Geoff the Medio wrote:
Bigjoe5 wrote:
Geoff the Medio wrote:* A single player action could increase the empire's rating in one scale and decrease it in another. Thus there can be tradeoffs between two numbers moving in opposite directions when chosing an action, and not just tradeoffs between moving one number up or another number up.
Yes, player actions need alter only one alignment scale. Unless you think the spaghetti mess you just described is a good thing, in which case we're coming at this from completely different angles.
I don't consider a single action modifying an empire rating in more than one alignment scale to be or result in a "spaghetti mess" and do think it would be a good thing to have.

There's nothing especially difficult to understand about a single order or event making an empire higher in one scale and lower in another, or higher in more than once scale. Consider Alpha Centauri's social engineering system, in which a single choice would increase some faction ratings and decrease others.
Bigjoe5 wrote:Retaining the independence of various alignment scales was the motivation for eleazar's monopolar system, and the reason all of his scales are developmental is so that they have no natural opposites (which moral scales obviously do), and therefore a single action can reasonably be expected to affect only one alignment scale at a time. I don't thoroughly agree with his reasoning, but I'm still dubious about the additional gameplay value that would be added by having actions affect multiple alignment scales.
SMAC's "social engineering" system is one of my favorites, even more than Civ IV's Civics, though the rosy glow of more distant memory may be involved. However, what i think about this isn't quite what BigJoe remembers, though i have some concerns, and the confusion is very understandable.

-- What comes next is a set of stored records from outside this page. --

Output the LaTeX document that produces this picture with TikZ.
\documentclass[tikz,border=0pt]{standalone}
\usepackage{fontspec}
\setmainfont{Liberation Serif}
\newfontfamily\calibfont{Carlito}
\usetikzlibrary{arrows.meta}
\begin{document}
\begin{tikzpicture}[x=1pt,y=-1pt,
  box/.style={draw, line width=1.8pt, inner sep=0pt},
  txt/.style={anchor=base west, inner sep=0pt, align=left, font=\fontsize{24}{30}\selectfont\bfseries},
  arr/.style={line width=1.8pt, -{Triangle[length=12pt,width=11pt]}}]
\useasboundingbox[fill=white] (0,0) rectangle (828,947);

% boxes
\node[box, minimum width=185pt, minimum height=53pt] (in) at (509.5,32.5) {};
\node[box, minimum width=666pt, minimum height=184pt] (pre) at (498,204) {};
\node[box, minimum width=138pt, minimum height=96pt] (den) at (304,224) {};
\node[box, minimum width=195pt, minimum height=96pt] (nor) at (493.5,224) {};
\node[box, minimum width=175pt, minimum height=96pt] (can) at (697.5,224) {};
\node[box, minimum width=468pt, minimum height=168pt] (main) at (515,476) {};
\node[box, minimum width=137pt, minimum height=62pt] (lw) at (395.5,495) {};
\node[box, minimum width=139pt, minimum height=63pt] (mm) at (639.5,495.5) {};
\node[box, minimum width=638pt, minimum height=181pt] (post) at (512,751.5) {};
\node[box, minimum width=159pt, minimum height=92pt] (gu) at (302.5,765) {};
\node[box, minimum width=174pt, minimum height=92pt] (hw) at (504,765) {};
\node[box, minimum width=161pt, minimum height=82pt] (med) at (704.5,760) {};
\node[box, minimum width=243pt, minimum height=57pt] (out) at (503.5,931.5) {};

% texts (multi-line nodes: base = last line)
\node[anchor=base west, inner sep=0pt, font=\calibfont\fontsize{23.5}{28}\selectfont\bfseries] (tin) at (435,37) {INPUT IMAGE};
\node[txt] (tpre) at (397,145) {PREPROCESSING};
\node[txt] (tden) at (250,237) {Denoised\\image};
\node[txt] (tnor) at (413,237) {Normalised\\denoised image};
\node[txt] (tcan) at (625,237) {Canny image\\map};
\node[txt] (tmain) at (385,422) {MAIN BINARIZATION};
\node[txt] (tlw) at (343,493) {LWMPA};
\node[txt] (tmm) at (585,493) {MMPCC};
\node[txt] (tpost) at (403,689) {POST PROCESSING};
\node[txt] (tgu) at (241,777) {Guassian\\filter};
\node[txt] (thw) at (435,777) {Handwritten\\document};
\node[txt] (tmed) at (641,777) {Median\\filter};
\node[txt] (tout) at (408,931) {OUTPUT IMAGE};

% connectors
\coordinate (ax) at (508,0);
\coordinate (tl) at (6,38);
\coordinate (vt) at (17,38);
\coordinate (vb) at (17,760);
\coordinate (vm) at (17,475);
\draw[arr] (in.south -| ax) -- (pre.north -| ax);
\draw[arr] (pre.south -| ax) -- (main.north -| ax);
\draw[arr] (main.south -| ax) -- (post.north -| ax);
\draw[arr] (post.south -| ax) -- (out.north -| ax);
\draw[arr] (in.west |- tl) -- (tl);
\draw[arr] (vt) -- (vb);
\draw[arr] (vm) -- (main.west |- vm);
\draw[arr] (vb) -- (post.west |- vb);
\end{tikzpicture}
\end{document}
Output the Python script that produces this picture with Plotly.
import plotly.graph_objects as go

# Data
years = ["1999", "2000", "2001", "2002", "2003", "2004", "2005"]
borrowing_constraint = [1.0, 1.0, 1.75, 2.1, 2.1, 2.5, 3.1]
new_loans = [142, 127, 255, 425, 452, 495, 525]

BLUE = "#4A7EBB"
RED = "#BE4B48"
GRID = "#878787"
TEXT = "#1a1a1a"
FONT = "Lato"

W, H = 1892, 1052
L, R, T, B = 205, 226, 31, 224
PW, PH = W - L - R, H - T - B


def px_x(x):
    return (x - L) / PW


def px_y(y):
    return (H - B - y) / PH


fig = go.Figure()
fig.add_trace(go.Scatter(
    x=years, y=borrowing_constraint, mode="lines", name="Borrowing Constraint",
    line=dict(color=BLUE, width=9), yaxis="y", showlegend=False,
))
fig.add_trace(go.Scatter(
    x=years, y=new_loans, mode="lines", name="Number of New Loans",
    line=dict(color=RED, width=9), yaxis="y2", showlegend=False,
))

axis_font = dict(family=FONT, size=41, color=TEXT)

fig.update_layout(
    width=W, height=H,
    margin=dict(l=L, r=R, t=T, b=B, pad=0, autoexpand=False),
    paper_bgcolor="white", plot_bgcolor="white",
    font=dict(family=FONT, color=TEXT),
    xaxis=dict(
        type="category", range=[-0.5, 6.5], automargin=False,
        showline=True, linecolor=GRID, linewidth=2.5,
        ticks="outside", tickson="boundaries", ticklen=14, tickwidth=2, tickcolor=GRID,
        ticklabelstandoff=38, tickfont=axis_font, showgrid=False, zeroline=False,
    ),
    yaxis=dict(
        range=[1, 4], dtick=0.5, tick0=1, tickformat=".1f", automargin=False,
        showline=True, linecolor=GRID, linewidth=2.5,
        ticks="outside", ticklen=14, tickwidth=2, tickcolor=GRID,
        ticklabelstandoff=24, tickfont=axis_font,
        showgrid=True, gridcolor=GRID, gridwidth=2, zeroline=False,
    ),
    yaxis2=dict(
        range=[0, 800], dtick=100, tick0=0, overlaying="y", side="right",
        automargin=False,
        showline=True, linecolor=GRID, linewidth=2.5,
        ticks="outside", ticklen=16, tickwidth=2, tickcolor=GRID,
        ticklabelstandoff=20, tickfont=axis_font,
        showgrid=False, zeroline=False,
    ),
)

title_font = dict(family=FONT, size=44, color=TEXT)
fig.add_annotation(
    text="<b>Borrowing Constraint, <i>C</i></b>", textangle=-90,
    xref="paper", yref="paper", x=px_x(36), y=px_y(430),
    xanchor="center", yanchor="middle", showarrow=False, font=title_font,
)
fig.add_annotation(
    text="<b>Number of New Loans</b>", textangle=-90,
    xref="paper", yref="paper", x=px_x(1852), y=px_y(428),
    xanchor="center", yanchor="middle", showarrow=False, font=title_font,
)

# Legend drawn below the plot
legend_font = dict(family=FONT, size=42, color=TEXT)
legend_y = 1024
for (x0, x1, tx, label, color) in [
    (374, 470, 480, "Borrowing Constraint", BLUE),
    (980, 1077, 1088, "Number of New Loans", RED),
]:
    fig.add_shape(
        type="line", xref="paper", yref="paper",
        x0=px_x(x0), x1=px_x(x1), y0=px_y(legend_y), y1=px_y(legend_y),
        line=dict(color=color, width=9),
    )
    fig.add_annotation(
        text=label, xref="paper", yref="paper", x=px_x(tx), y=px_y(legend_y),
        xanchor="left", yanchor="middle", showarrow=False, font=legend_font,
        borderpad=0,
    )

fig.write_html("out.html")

A scenario where the player makes a big macro-level choice (like switching a social engineering / civics option), seems to me perfectly acceptable to alter more than one alignment. These are relatively rare and well-defined choices, it doesn't seem excessive to involve more than one alignment.

On the other hand if many of the common, day-to-day actions (like fighting, exploring, diplomacy, whatever) are effecting multiple alignments then i think we haven't planned things out very well. These sorts of things should have a single, obvious alignment effect, if they have any.

The aspect of alignment scales independence that i was specifically concerned about was the results of alignment: i.e. species allegiance shifts. I didn't/don't like that with bipolar all alignment shifts make some species like you more and another group like you less.

Bigjoe5 wrote:
Geoff the Medio wrote:My intial preference is for moral scales over developmental scales. It seems that having species have different moral positions on various issues would be a more interesting way to distinguish them than making them more or less fond of exploration or industrial output. As well, many science fiction stories deal with moral issues of this sort.
I agree, and this is one of my reasons for preferring bipolar scales. Moral conflict facilitates interesting story aspects.
Sure that was my original preference too-- see the beginning of this thread. But cool-sounding features don't always work out as hoped. Moral scales pretty much need to be bipolar, or else it's not much of a moral choice. And bipolar scales have all the downsides and limitations that i've previous detailed. I'd rather go with a more flexible, simple, and robust mechanic than one that tries to tell more of a story, but gets tangled up in it's own implications.